— Begin Supplied information —

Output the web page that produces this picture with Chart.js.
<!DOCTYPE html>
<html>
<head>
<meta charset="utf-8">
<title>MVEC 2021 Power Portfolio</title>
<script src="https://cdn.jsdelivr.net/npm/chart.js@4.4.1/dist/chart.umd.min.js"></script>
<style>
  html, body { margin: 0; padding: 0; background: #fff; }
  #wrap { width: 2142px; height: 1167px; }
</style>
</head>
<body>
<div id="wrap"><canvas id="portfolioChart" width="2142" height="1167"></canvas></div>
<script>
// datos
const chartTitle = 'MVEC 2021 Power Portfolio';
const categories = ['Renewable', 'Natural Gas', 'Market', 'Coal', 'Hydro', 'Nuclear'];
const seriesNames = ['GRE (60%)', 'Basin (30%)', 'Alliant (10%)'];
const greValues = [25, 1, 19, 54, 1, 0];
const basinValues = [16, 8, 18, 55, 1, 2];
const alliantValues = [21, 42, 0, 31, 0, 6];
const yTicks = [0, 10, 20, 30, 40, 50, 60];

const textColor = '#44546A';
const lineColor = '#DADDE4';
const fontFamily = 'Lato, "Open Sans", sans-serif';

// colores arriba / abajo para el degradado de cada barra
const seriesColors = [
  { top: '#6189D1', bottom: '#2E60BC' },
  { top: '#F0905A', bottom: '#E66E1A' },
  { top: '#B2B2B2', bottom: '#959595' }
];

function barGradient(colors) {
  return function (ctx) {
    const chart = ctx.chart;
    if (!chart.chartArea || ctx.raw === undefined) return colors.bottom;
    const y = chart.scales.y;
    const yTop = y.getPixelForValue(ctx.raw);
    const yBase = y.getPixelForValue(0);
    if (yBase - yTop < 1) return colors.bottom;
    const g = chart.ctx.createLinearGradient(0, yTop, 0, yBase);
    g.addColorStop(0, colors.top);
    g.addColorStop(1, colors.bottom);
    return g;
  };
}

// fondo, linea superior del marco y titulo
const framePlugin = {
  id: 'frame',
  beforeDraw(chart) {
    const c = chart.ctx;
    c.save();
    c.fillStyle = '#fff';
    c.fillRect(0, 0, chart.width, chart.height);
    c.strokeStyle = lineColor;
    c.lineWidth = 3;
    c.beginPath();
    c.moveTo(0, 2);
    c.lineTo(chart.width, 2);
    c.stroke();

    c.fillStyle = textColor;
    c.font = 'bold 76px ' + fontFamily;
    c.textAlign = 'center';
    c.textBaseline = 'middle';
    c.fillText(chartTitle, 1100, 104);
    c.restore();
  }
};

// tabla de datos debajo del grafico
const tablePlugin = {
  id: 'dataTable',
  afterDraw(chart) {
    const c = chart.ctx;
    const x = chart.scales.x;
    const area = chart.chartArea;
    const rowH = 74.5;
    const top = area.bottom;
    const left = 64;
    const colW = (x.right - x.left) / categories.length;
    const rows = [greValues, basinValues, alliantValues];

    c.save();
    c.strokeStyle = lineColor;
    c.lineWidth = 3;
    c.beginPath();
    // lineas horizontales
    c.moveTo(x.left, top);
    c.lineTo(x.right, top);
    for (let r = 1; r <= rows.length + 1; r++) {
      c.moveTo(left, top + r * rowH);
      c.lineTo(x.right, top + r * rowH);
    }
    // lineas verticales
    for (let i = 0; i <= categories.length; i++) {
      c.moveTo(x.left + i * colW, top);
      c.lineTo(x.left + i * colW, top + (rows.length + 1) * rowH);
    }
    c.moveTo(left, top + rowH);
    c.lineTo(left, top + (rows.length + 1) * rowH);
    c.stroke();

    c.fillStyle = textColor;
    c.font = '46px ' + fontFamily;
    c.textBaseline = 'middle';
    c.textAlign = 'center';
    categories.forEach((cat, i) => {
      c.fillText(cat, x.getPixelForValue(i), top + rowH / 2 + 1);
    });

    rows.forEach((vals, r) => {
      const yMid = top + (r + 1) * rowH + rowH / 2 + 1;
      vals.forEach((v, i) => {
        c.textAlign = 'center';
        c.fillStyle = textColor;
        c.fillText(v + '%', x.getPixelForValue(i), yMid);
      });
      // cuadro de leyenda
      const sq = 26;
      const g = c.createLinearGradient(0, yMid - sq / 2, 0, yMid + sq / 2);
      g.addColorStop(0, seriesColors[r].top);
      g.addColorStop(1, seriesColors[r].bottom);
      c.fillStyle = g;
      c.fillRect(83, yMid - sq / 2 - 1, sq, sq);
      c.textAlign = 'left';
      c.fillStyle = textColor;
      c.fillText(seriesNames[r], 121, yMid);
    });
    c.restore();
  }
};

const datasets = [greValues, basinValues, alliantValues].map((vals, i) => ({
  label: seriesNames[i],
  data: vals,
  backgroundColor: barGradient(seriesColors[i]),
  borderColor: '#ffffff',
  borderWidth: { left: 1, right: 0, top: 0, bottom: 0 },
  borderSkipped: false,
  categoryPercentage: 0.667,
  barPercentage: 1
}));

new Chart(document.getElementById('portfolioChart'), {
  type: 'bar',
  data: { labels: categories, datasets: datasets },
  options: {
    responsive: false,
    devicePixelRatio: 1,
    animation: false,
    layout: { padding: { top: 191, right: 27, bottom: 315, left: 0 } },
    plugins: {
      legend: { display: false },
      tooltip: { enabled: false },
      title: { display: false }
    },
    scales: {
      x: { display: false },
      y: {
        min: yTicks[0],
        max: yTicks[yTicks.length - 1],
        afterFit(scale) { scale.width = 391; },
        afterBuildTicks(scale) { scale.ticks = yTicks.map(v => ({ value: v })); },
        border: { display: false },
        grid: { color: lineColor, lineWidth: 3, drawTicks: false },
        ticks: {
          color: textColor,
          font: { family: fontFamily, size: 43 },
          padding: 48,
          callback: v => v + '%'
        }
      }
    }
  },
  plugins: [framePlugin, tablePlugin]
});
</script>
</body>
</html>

— End Supplied information —

Write out the listing once more, matching it exactly.

Output the web page that produces this picture with Chart.js.
<!DOCTYPE html>
<html>
<head>
<meta charset="utf-8">
<title>MVEC 2021 Power Portfolio</title>
<script src="https://cdn.jsdelivr.net/npm/chart.js@4.4.1/dist/chart.umd.min.js"></script>
<style>
  html, body { margin: 0; padding: 0; background: #fff; }
  #wrap { width: 2142px; height: 1167px; }
</style>
</head>
<body>
<div id="wrap"><canvas id="portfolioChart" width="2142" height="1167"></canvas></div>
<script>
// datos
const chartTitle = 'MVEC 2021 Power Portfolio';
const categories = ['Renewable', 'Natural Gas', 'Market', 'Coal', 'Hydro', 'Nuclear'];
const seriesNames = ['GRE (60%)', 'Basin (30%)', 'Alliant (10%)'];
const greValues = [25, 1, 19, 54, 1, 0];
const basinValues = [16, 8, 18, 55, 1, 2];
const alliantValues = [21, 42, 0, 31, 0, 6];
const yTicks = [0, 10, 20, 30, 40, 50, 60];

const textColor = '#44546A';
const lineColor = '#DADDE4';
const fontFamily = 'Lato, "Open Sans", sans-serif';

// colores arriba / abajo para el degradado de cada barra
const seriesColors = [
  { top: '#6189D1', bottom: '#2E60BC' },
  { top: '#F0905A', bottom: '#E66E1A' },
  { top: '#B2B2B2', bottom: '#959595' }
];

function barGradient(colors) {
  return function (ctx) {
    const chart = ctx.chart;
    if (!chart.chartArea || ctx.raw === undefined) return colors.bottom;
    const y = chart.scales.y;
    const yTop = y.getPixelForValue(ctx.raw);
    const yBase = y.getPixelForValue(0);
    if (yBase - yTop < 1) return colors.bottom;
    const g = chart.ctx.createLinearGradient(0, yTop, 0, yBase);
    g.addColorStop(0, colors.top);
    g.addColorStop(1, colors.bottom);
    return g;
  };
}

// fondo, linea superior del marco y titulo
const framePlugin = {
  id: 'frame',
  beforeDraw(chart) {
    const c = chart.ctx;
    c.save();
    c.fillStyle = '#fff';
    c.fillRect(0, 0, chart.width, chart.height);
    c.strokeStyle = lineColor;
    c.lineWidth = 3;
    c.beginPath();
    c.moveTo(0, 2);
    c.lineTo(chart.width, 2);
    c.stroke();

    c.fillStyle = textColor;
    c.font = 'bold 76px ' + fontFamily;
    c.textAlign = 'center';
    c.textBaseline = 'middle';
    c.fillText(chartTitle, 1100, 104);
    c.restore();
  }
};

// tabla de datos debajo del grafico
const tablePlugin = {
  id: 'dataTable',
  afterDraw(chart) {
    const c = chart.ctx;
    const x = chart.scales.x;
    const area = chart.chartArea;
    const rowH = 74.5;
    const top = area.bottom;
    const left = 64;
    const colW = (x.right - x.left) / categories.length;
    const rows = [greValues, basinValues, alliantValues];

    c.save();
    c.strokeStyle = lineColor;
    c.lineWidth = 3;
    c.beginPath();
    // lineas horizontales
    c.moveTo(x.left, top);
    c.lineTo(x.right, top);
    for (let r = 1; r <= rows.length + 1; r++) {
      c.moveTo(left, top + r * rowH);
      c.lineTo(x.right, top + r * rowH);
    }
    // lineas verticales
    for (let i = 0; i <= categories.length; i++) {
      c.moveTo(x.left + i * colW, top);
      c.lineTo(x.left + i * colW, top + (rows.length + 1) * rowH);
    }
    c.moveTo(left, top + rowH);
    c.lineTo(left, top + (rows.length + 1) * rowH);
    c.stroke();

    c.fillStyle = textColor;
    c.font = '46px ' + fontFamily;
    c.textBaseline = 'middle';
    c.textAlign = 'center';
    categories.forEach((cat, i) => {
      c.fillText(cat, x.getPixelForValue(i), top + rowH / 2 + 1);
    });

    rows.forEach((vals, r) => {
      const yMid = top + (r + 1) * rowH + rowH / 2 + 1;
      vals.forEach((v, i) => {
        c.textAlign = 'center';
        c.fillStyle = textColor;
        c.fillText(v + '%', x.getPixelForValue(i), yMid);
      });
      // cuadro de leyenda
      const sq = 26;
      const g = c.createLinearGradient(0, yMid - sq / 2, 0, yMid + sq / 2);
      g.addColorStop(0, seriesColors[r].top);
      g.addColorStop(1, seriesColors[r].bottom);
      c.fillStyle = g;
      c.fillRect(83, yMid - sq / 2 - 1, sq, sq);
      c.textAlign = 'left';
      c.fillStyle = textColor;
      c.fillText(seriesNames[r], 121, yMid);
    });
    c.restore();
  }
};

const datasets = [greValues, basinValues, alliantValues].map((vals, i) => ({
  label: seriesNames[i],
  data: vals,
  backgroundColor: barGradient(seriesColors[i]),
  borderColor: '#ffffff',
  borderWidth: { left: 1, right: 0, top: 0, bottom: 0 },
  borderSkipped: false,
  categoryPercentage: 0.667,
  barPercentage: 1
}));

new Chart(document.getElementById('portfolioChart'), {
  type: 'bar',
  data: { labels: categories, datasets: datasets },
  options: {
    responsive: false,
    devicePixelRatio: 1,
    animation: false,
    layout: { padding: { top: 191, right: 27, bottom: 315, left: 0 } },
    plugins: {
      legend: { display: false },
      tooltip: { enabled: false },
      title: { display: false }
    },
    scales: {
      x: { display: false },
      y: {
        min: yTicks[0],
        max: yTicks[yTicks.length - 1],
        afterFit(scale) { scale.width = 391; },
        afterBuildTicks(scale) { scale.ticks = yTicks.map(v => ({ value: v })); },
        border: { display: false },
        grid: { color: lineColor, lineWidth: 3, drawTicks: false },
        ticks: {
          color: textColor,
          font: { family: fontFamily, size: 43 },
          padding: 48,
          callback: v => v + '%'
        }
      }
    }
  },
  plugins: [framePlugin, tablePlugin]
});
</script>
</body>
</html>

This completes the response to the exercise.